How do you create an AI brand voice that actually holds up at scale?
Document your voice with specifics, not descriptors. "Conversational but authoritative" tells a model very little. Examples of sentences that do and don't sound like your brand, with brief notes on why, give the model something to calibrate against. Feed in transcripts of your team or founder talking naturally about the brand's work - these capture the unedited patterns that make a voice recognisably yours. Then encode all of it into the system layer, not the prompt layer.
How do you use AI without losing your brand voice?

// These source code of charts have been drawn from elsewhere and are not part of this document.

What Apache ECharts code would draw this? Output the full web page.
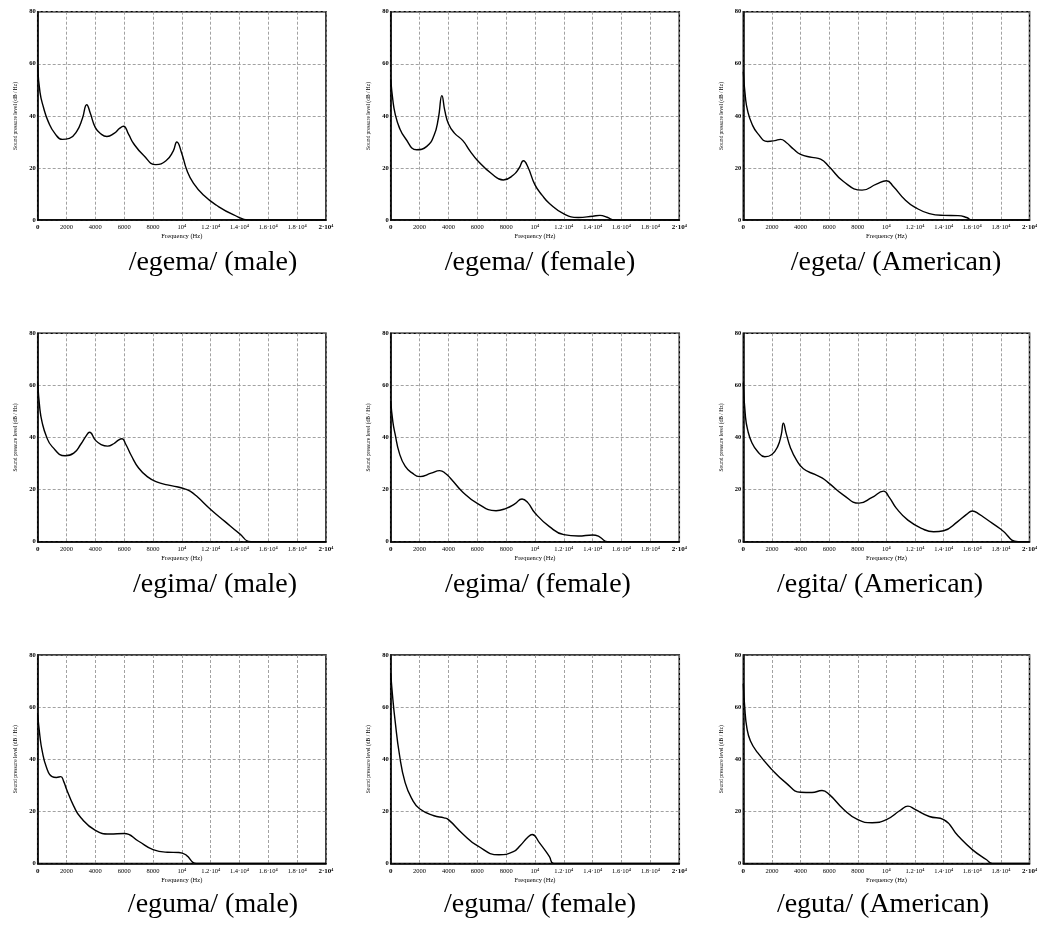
<!DOCTYPE html>
<html>
<head>
<meta charset="utf-8">
<script src="https://cdn.jsdelivr.net/npm/echarts@6/dist/echarts.min.js"></script>
<style>
  body{margin:0;background:#fff;}
  #chart{width:1040px;height:928px;}
</style>
</head>
<body>
<div id="chart"></div>
<script>
// frequency axis labels, one per 2000 Hz
var freqTicks = ['0','2000','4000','6000','8000','10⁴','1.2·10⁴','1.4·10⁴','1.6·10⁴','1.8·10⁴','2·10⁴'];

// spectra: [frequency (Hz), level (dB/Hz)]
var egemaMale = [[0,59],[160,49],[390,43.5],[740,37.7],[1200,33.2],[1700,31],[2200,31.4],[2700,34],[3100,39],[3400,44.3],[3650,41],[4000,35.5],[4400,33],[4800,32.1],[5300,33.3],[5700,35.3],[5950,36],[6300,33],[6650,29.4],[7340,24.9],[8200,21.3],[8900,22.8],[9400,26.5],[9650,30],[10000,25.5],[10350,19.1],[10800,14.2],[11500,9.6],[12400,5.7],[13600,2],[14700,0],[20000,0]];
var egemaFemale = [[0,54],[150,46],[300,41],[600,35.5],[1000,31.5],[1800,27],[2500,28.3],[3000,32.5],[3300,39],[3550,47.8],[3750,42],[4000,37],[4400,33.5],[5000,30.5],[5500,26.5],[6000,23],[7000,17.8],[7800,15.4],[8500,17.3],[8900,20],[9200,22.8],[9500,20.5],[10000,13.5],[10500,9.5],[11000,6.4],[12000,2.4],[13000,1],[14000,1.5],[14500,1.8],[15000,1.1],[15500,0],[20000,0]];
var egetaAmerican = [[0,57],[150,47],[300,42],[600,37],[1000,33.3],[1700,30.2],[2200,30.5],[2600,31],[3000,29.8],[3500,27.3],[4000,25.2],[4800,24.1],[5400,23.4],[6000,20.5],[7000,14.8],[8300,11.5],[9300,13.8],[10000,15.1],[10500,12.8],[11300,7.8],[12000,4.9],[13000,2.5],[14000,1.8],[15000,1.7],[15600,1],[16000,0],[20000,0]];
var egimaMale = [[0,61],[150,51],[300,46],[600,40.5],[1000,36.5],[1900,33],[2500,34],[3000,37.5],[3350,40.5],[3600,42],[4000,39],[4400,37.3],[4850,36.7],[5300,37.7],[5600,39],[5850,39.5],[6100,37.5],[6500,33],[7000,28.3],[7600,25],[8250,23],[9000,21.8],[9650,21.1],[10200,20.3],[10600,19.3],[11000,17.6],[12000,12.4],[13000,7.7],[14000,3.1],[14800,0],[20000,0]];
var egimaFemale = [[0,54],[150,46],[300,41.5],[600,34],[1000,29],[1500,26.3],[2000,25],[2800,26.3],[3400,27.3],[3800,26.2],[4200,24],[5000,19],[6000,14.7],[7300,11.9],[8000,12.8],[8600,14.5],[9100,16.4],[9500,15],[10000,11],[11000,5.8],[12000,2.7],[13000,2.2],[14000,2.6],[14500,1.8],[15000,0],[20000,0]];
var egitaAmerican = [[0,61],[150,48],[300,43],[600,38],[1000,34.6],[1500,32.6],[2000,33.5],[2400,36.5],[2650,41],[2800,45.5],[3000,41.5],[3300,36],[3700,31.5],[4200,28],[5000,25.8],[5500,24.5],[6000,22.4],[7000,17.9],[8100,14.8],[9000,17],[9800,19.4],[10200,17],[10700,12.8],[11500,8.3],[12500,5],[13300,3.8],[14000,4.2],[15000,7.8],[15600,10.5],[16000,11.8],[16500,10.5],[17000,8.6],[18000,4.8],[19200,0],[20000,0]];
var egumaMale = [[0,57],[150,49],[300,43.5],[600,37],[1000,33.3],[1300,33],[1600,33.3],[1800,31.5],[2000,28.5],[2500,22],[3000,17.5],[4000,12.7],[5000,11.3],[6000,11.5],[7000,8.5],[8000,5.3],[9000,4.3],[9800,4.2],[10300,3.2],[11000,0],[20000,0]];
var egumaFemale = [[0,73],[150,63],[300,55],[600,42],[1000,31],[1500,24.5],[2000,21],[3000,18.3],[3700,17.5],[4000,16.8],[5000,11.3],[6000,6.8],[7500,3.3],[8500,4.5],[9000,7],[9500,10],[9800,11.1],[10300,8],[11000,2.6],[11300,0],[20000,0]];
var egutaAmerican = [[0,69],[100,60],[250,52],[500,47],[1000,42.5],[2000,36],[3000,30.8],[4000,27.3],[4800,27.2],[5500,28],[6000,26.5],[7000,20.8],[8000,16.8],[9000,15.6],[10000,16.8],[11000,20.5],[11500,22],[12000,20.7],[13000,18],[14000,16.8],[15000,10.6],[16000,5.3],[17000,1.4],[17400,0],[20000,0]];

var panelData = [egemaMale, egemaFemale, egetaAmerican,
                 egimaMale, egimaFemale, egitaAmerican,
                 egumaMale, egumaFemale, egutaAmerican];
var panelTitles = ['/egema/ (male)', '/egema/ (female)', '/egeta/ (American)',
                   '/egima/ (male)', '/egima/ (female)', '/egita/ (American)',
                   '/eguma/ (male)', '/eguma/ (female)', '/eguta/ (American)'];

// layout
var colLeft = [37.7, 390.7, 743.3];
var colWidth = [288.3, 288.6, 289];
var rowTop = [11.7, 333.3, 655];
var rowHeight = 208.4;
var titleX = [[213, 540, 896], [215, 538, 880], [213, 540, 883]];
var titleY = [263, 585, 905];

var serif = 'Liberation Serif';
var grids = [], xAxes = [], yAxes = [], series = [], texts = [];

for (var i = 0; i < 9; i++) {
    var r = Math.floor(i / 3), c = i % 3;
    grids.push({
        left: colLeft[c], top: rowTop[r], width: colWidth[c], height: rowHeight,
        show: true, borderColor: '#000', borderWidth: 1.5, backgroundColor: 'transparent'
    });
    xAxes.push({
        gridIndex: i, type: 'value', min: 0, max: 20000, interval: 2000,
        name: 'Frequency (Hz)', nameLocation: 'middle', nameGap: 13,
        nameTextStyle: {fontFamily: serif, fontSize: 6.5, color: '#000'},
        axisLine: {onZero: false, lineStyle: {color: '#000', width: 1.5}},
        axisTick: {show: false},
        axisLabel: {
            margin: 4, fontSize: 6.5, fontFamily: serif, color: '#000',
            formatter: function (v) {
                var s = freqTicks[Math.round(v / 2000)];
                return (v === 0 || v === 20000) ? '{b|' + s + '}' : s;
            },
            rich: {b: {fontWeight: 'bold', fontSize: 7, fontFamily: serif, color: '#000'}}
        },
        splitLine: {show: true, lineStyle: {color: '#8a8a8a', type: [3, 2], width: 0.8}}
    });
    yAxes.push({
        gridIndex: i, type: 'value', min: 0, max: 80, interval: 20,
        name: 'Sound pressure level (dB / Hz)', nameLocation: 'middle', nameGap: 19,
        nameTextStyle: {fontFamily: serif, fontSize: 5.5, color: '#000'},
        axisLine: {onZero: false, lineStyle: {color: '#000', width: 1.5}},
        axisTick: {show: false},
        axisLabel: {margin: 2, fontSize: 6.5, fontWeight: 'bold', fontFamily: serif, color: '#000'},
        splitLine: {show: true, lineStyle: {color: '#8a8a8a', type: [3, 2], width: 0.8}}
    });
    series.push({
        type: 'line', xAxisIndex: i, yAxisIndex: i,
        data: panelData[i], showSymbol: false, smooth: 0.5, clip: true,
        lineStyle: {color: '#000', width: 1.4}
    });
    texts.push({
        type: 'text', x: titleX[r][c], y: titleY[r],
        style: {text: panelTitles[i], fontSize: 28, fontFamily: serif, fill: '#000',
                align: 'center', verticalAlign: 'middle'}
    });
}

var myChart = echarts.init(document.getElementById('chart'));
myChart.setOption({
    animation: false,
    grid: grids,
    xAxis: xAxes,
    yAxis: yAxes,
    series: series,
    graphic: texts
});
</script>
</body>
</html>
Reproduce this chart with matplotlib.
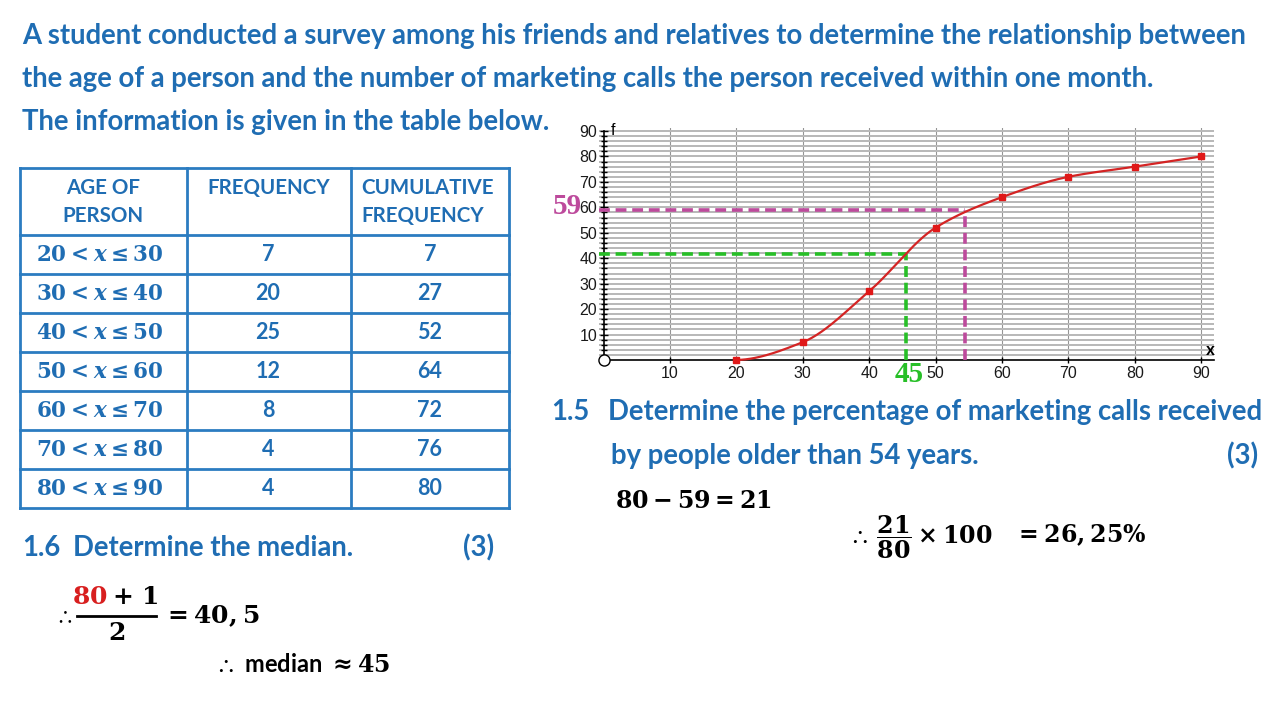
import numpy as np
import matplotlib
matplotlib.use("Agg")
import matplotlib.pyplot as plt

plt.rcParams['mathtext.fontset'] = 'custom'
plt.rcParams['mathtext.rm'] = 'DejaVu Serif:bold'
plt.rcParams['mathtext.it'] = 'DejaVu Serif:italic:bold'
plt.rcParams['mathtext.bf'] = 'DejaVu Serif:bold'
plt.rcParams['mathtext.fallback'] = 'stix'

# ---------------- data ----------------
title_lines = [
    "A student conducted a survey among his friends and relatives to determine the relationship between",
    "the age of a person and the number of marketing calls the person received within one month.",
    "The information is given in the table below.",
]
class_lower = [20, 30, 40, 50, 60, 70, 80]
class_upper = [30, 40, 50, 60, 70, 80, 90]
frequency = [7, 20, 25, 12, 8, 4, 4]
cumulative = [7, 27, 52, 64, 72, 76, 80]

ogive_x = [20, 30, 40, 50, 60, 70, 80, 90]
ogive_y = [0, 7, 27, 52, 64, 72, 76, 80]
x_ticks = [10, 20, 30, 40, 50, 60, 70, 80, 90]
y_ticks = [10, 20, 30, 40, 50, 60, 70, 80, 90]

median_read = (45.5, 41.5)     # (age, cumulative freq) of green guide
older54_read = (54.4, 59.0)    # (age, cumulative freq) of pink guide
median_label = "45"
older54_label = "59"

BLUE = '#1f6db3'
TBLUE = '#2b7cc1'
PINK = '#bd4a9c'
GREEN = '#27bf27'
RED = '#d42424'
SANS = 'Lato'
TS = 19.8  # slide text size

fig = plt.figure(figsize=(12.8, 7.2), dpi=100)
bg = fig.add_axes([0, 0, 1, 1])
bg.set_xlim(0, 1280)
bg.set_ylim(720, 0)
bg.axis('off')

def T(x, y, s, size=TS, color=BLUE, ha='left', va='center', family=SANS, weight='bold', **kw):
    return bg.text(x, y, s, fontsize=size, color=color, ha=ha, va=va,
                   family=family, fontweight=weight, **kw)

# title
for i, line in enumerate(title_lines):
    T(22, 36 + 43 * i, line)

# ---------------- table ----------------
col_x = [20, 187, 351, 509]
row_y = [168, 235] + [235 + 39 * (k + 1) for k in range(len(frequency))]
for x in col_x:
    bg.plot([x, x], [row_y[0], row_y[-1]], color=TBLUE, lw=2)
for y in row_y:
    bg.plot([col_x[0], col_x[-1]], [y, y], color=TBLUE, lw=2)

HS = 14.8
T(103, 188, "AGE OF", size=HS, ha='center')
T(103, 216, "PERSON", size=HS, ha='center')
T(269, 188, "FREQUENCY", size=HS, ha='center')
T(361, 188, "CUMULATIVE", size=HS)
T(361, 216, "FREQUENCY", size=HS)

for k in range(len(frequency)):
    yc = (row_y[k + 1] + row_y[k + 2]) / 2
    T(100, yc, r"$%d < x \leq %d$" % (class_lower[k], class_upper[k]),
      size=15.5, ha='center')
    T(268, yc, str(frequency[k]), size=15.5, ha='center')
    T(430, yc, str(cumulative[k]), size=15.5, ha='center')

# ---------------- 1.6 ----------------
T(22, 548, "1.6")
T(73, 548, "Determine the median.")
T(494, 548, "(3)", ha='right')
T(54, 616, r"$\therefore$", size=15, color='black')
T(108, 596, r"$80$", size=18, color='#d81f1f', ha='right')
T(112, 596, r"$+\ 1$", size=18, color='black', ha='left')
bg.plot([77, 156], [616, 616], color='black', lw=2)
T(117, 633, r"$2$", size=18, color='black', ha='center')
T(162, 616, r"$=40,5$", size=18, color='black')
T(214, 664, r"$\therefore$ median $\approx 45$", size=17, color='black')

# ---------------- 1.5 ----------------
T(551, 412, "1.5")
T(608, 412, "Determine the percentage of marketing calls received")
T(611, 456, "by people older than 54 years.")
T(1258, 456, "(3)", ha='right')
T(615, 500, r"$80-59=21$", size=17, color='black')
T(848, 537, r"$\therefore\,\dfrac{21}{80}\times 100$", size=17, color='black')
T(1014, 535, r"$=26,25\%$", size=17, color='black')

# ---------------- graph ----------------
px0, py0 = 603.5, 360.0
ux, uy = 6.64, 2.544
left_px, right_px, top_px = 599, 1214, 128
ax = fig.add_axes([left_px / 1280, (720 - py0) / 720,
                   (right_px - left_px) / 1280, (py0 - top_px) / 720])
ax.set_xlim((left_px - px0) / ux, (right_px - px0) / ux)
ax.set_ylim(0, (py0 - top_px) / uy)
ax.patch.set_alpha(0)

ax.set_xticks(x_ticks)
ax.set_yticks(y_ticks)
ax.set_yticks(np.arange(2, 91, 2), minor=True)
ax.yaxis.grid(True, which='both', color='#b8b8b8', lw=1.4)
ax.xaxis.grid(True, which='major', color='#959595', lw=0.8)
ax.set_axisbelow(True)
for s in ['top', 'right']:
    ax.spines[s].set_visible(False)
ax.spines['left'].set_position(('data', 0))
ax.spines['left'].set_bounds(0, 90)
ax.spines['bottom'].set_bounds(0, ax.get_xlim()[1])
for s in ['left', 'bottom']:
    ax.spines[s].set_color('black')
    ax.spines[s].set_linewidth(1.2)
ax.tick_params(axis='y', which='major', direction='inout', length=6, width=1, pad=1.5,
               labelsize=11.5, labelcolor='#1a1a1a')
ax.tick_params(axis='y', which='minor', direction='inout', length=5, width=1)
ax.tick_params(axis='x', which='major', direction='inout', length=4, width=1, pad=2.5,
               labelsize=11.5, labelcolor='#1a1a1a')
for lab in ax.get_xticklabels() + ax.get_yticklabels():
    lab.set_family('Liberation Sans')

ax.text(1.1, 90.3, "f", fontsize=11.5, family='Liberation Sans', va='center', ha='left')
ax.text(91.4, 3.6, "x", fontsize=11.5, family='Liberation Sans', va='center', ha='center',
        fontweight='bold')
ax.plot([0], [0], marker='o', ms=8, mfc='white', mec='black', mew=1, clip_on=False, zorder=6)

# smooth monotone curve through the ogive points
def pchip(x, y, xs):
    x = np.asarray(x, float); y = np.asarray(y, float)
    h = np.diff(x); d = np.diff(y) / h
    n = len(x); m = np.zeros(n)
    for k in range(1, n - 1):
        if d[k - 1] * d[k] > 0:
            w1 = 2 * h[k] + h[k - 1]; w2 = h[k] + 2 * h[k - 1]
            m[k] = (w1 + w2) / (w1 / d[k - 1] + w2 / d[k])
    m[0] = max(0.0, ((2 * h[0] + h[1]) * d[0] - h[0] * d[1]) / (h[0] + h[1]))
    m[-1] = max(0.0, ((2 * h[-1] + h[-2]) * d[-1] - h[-1] * d[-2]) / (h[-1] + h[-2]))
    idx = np.clip(np.searchsorted(x, xs) - 1, 0, n - 2)
    t = (xs - x[idx]) / h[idx]
    h00 = 2 * t**3 - 3 * t**2 + 1; h10 = t**3 - 2 * t**2 + t
    h01 = -2 * t**3 + 3 * t**2; h11 = t**3 - t**2
    return h00 * y[idx] + h10 * h[idx] * m[idx] + h01 * y[idx + 1] + h11 * h[idx] * m[idx + 1]

xs = np.linspace(ogive_x[0], ogive_x[-1], 400)
ax.plot(xs, pchip(ogive_x, ogive_y, xs), color=RED, lw=1.6, zorder=4, clip_on=False)
ax.plot(ogive_x, ogive_y, 's', color='#e01818', ms=5, zorder=5, clip_on=False)

x_left = ax.get_xlim()[0]
dash = (0, (3, 1.6))
ax.plot([x_left, median_read[0]], [median_read[1]] * 2, color=GREEN, lw=2.6, ls=dash, zorder=3)
ax.plot([median_read[0]] * 2, [0, median_read[1]], color=GREEN, lw=2.6, ls=dash, zorder=3)
ax.plot([x_left, older54_read[0]], [older54_read[1]] * 2, color=PINK, lw=2.6, ls=dash, zorder=3)
ax.plot([older54_read[0]] * 2, [0, older54_read[1]], color=PINK, lw=2.6, ls=dash, zorder=3)

bg.text(582, 207, older54_label, fontsize=21, color=PINK, family='Liberation Serif',
        fontweight='bold', ha='right', va='center')
bg.text(909, 374, median_label, fontsize=21, color=GREEN, family='Liberation Serif',
        fontweight='bold', ha='center', va='center')

fig.savefig("out.png", dpi=100)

Creating on-brand AI content requires a systems solution with voice living somewhere persistent - a knowledge base that exists independently of any single session and gets read automatically at the start of every workflow. From there, human review focuses on editorial judgement rather than basic brand compliance.
How do you make AI content sound less like AI?
When the model receives generic input, it defaults to the statistical average of what it's seen - producing the flat, over-hedged writing that reads as AI-generated to anyone paying attention. The counter is specificity: specific voice rules, specific audience context, specific POV on the topic, and specific examples of what good output looks like. Transcripts from subject matter experts inside the brand are particularly effective because they give the model real speech patterns to draw from, not abstract guidance.
Can AI tools maintain different tones for different platforms while keeping the brand voice consistent?
Yes, with the right structure. The core brand voice lives in the knowledge base and stays constant across everything. Channel-specific calibration - sentence length norms, structural conventions, what gets cut when space is tight - sits in a separate instruction layer that gets applied per workflow. This separation means the voice stays coherent while the format and rhythm adapt to where the content is going. Mixing the two layers into one document tends to produce output that feels inconsistent rather than appropriately adapted.